I totally KNOW! As many of you know I have my own difficulties with the bottle and everything he’s said the past year sounds like it was filtered through a bottle of Jack Daniels. Same with his sloppy grooming. Maybe it’s timed-perfectly, not early-onset, Alzheimer’s but I’m reading him as a drunk. A drunk knows his kind.
Nobody could actually make up something like that. Is “The Onion” out of business yet?
I did read something from a crew person on The Apprentice, about Individual-1 crushing up Adderall (an amphetamine) and snorting it before shows.
It’s odd what Twitter sees as potentially sensitive material. I clicked on a few replies that Twitter hid - one was a striking photo of the Obamas, captioned as most admired man and woman of 2018 and the second one was Mueller toasting and the caption “hope your 2019 is better than Trump’s!”
Russia’s May Day parade featured tanks and tractors. Ours will eventually feature walls and wheels.
When that happens, I will wish I were Russian.
He’s a real estate guy. He’s thinking track wall, ala track lighting, or how his closet doors work - walls on wheels, see? It’s truly an advancement in Wall design, that’s for sure!
I think the worst punishment for Trump would be to force him to be educated. If that would be possible. It would take a team of highly competent professionals that can deal with such a sociopathic, narcistic criminal.
It’s not allowable by the code where I live, either.
BECAUSE I LIVE IN THE UNITED FUCKING STATES OF FUCKING AMERICA, WHERE THE GOD DAMNED FUCKING CODE SAYS
“GIVE ME YOUR TIRED,YOUR POOR, YOUR HUDDLED MASSES YEARNING TO BREATHE FREE, THE WRETCHED REFUSE OF YOUR TEEMING SHORE. SEND THESE, THE HOMELESS TEMPEST-TOST TO ME. I LIFT MY LAMP BESIDE THE GOLDEN DOOR!”
NOT WALL, DOOR!
God damned motherfucking America-hating fuckstick. :mad:
Tigers chasing lasers. ROTFL
A wall ON wheels. Just wheel it back and forth to where the migrants are trying to cross.
Now you’re talking. Get a bunch of mobile billboards. That way advertising can be sold and the wall gets paid for by McDonalds and Starbucks.
Think I saw that on Benny Hill once. If it wasn’t for the crime and treason, Benny Hill would be a pretty good simile to this so called ‘Presidency’.
Talk about a job you can’t fill. Easier to get someone to take Sec of Defense or Attorney General.
NOW you’re cookin’ with Crisco! Great idea!
I never understood the requirement I underlined. Do the MAGAts want to gather at the border to point and jeer at all of the brown folk who’ve collected on the other side like flotsam on the beach?
He’s just nostalgic to bring East Germany back again only with him on the inside.
I’m picturing Alex in A Clockwork Orange.

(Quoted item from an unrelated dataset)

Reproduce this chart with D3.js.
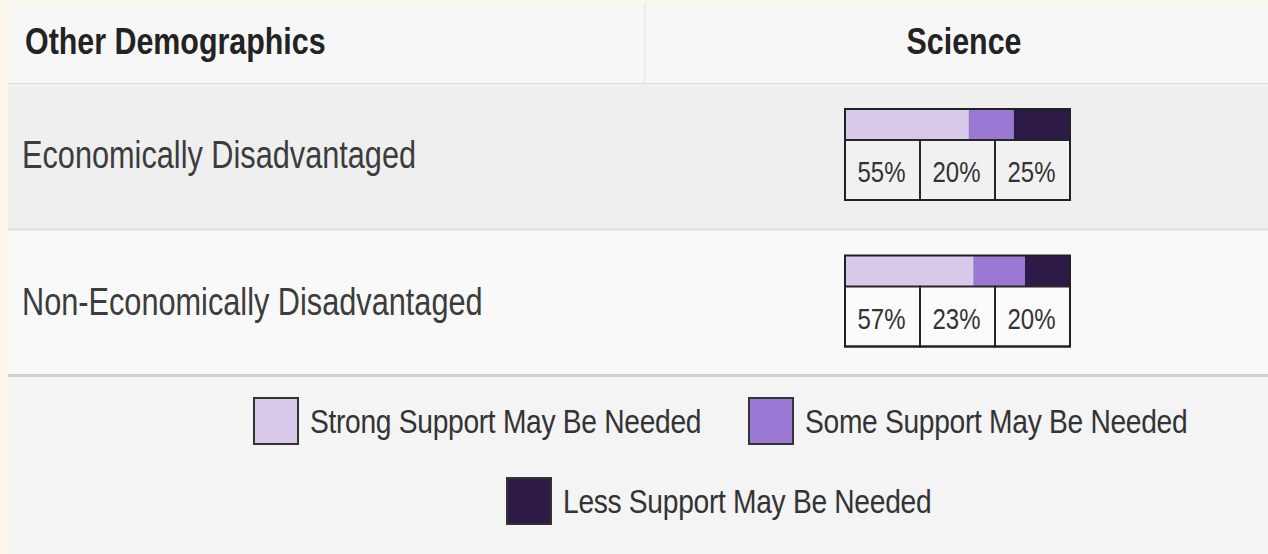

I assume they’ll be driven by the tigers? I don’t think the sharks will be able to shift gears properly.
Yeah, I’ve known some good educators, but none that would ever be able to climb that hill.
It won’t be long until his administration will be The Donald, Ivanka, Jarrad and that Nazi Miller. The person you see trying to escape from the window is ‘Flight Risk’.
Trump starts the New Year as only he can:
Right on! The worst stock market performance since 2008, and the govt. is shut down. You go, all-caps-Trumpy!
Very Stable Genius indeed.
The idea is that he may only get enough money approved to pay for half of the wall, so instead of building it half-length, build it half-height; only, if you build the bottom half-height, people will just climb over it. So don’t build the bottom half; build the top half to keep people from climbing over.
It’s kind of like the old joke about a country sending astronauts to the Sun. To avoid being burned up, they’ll go at night.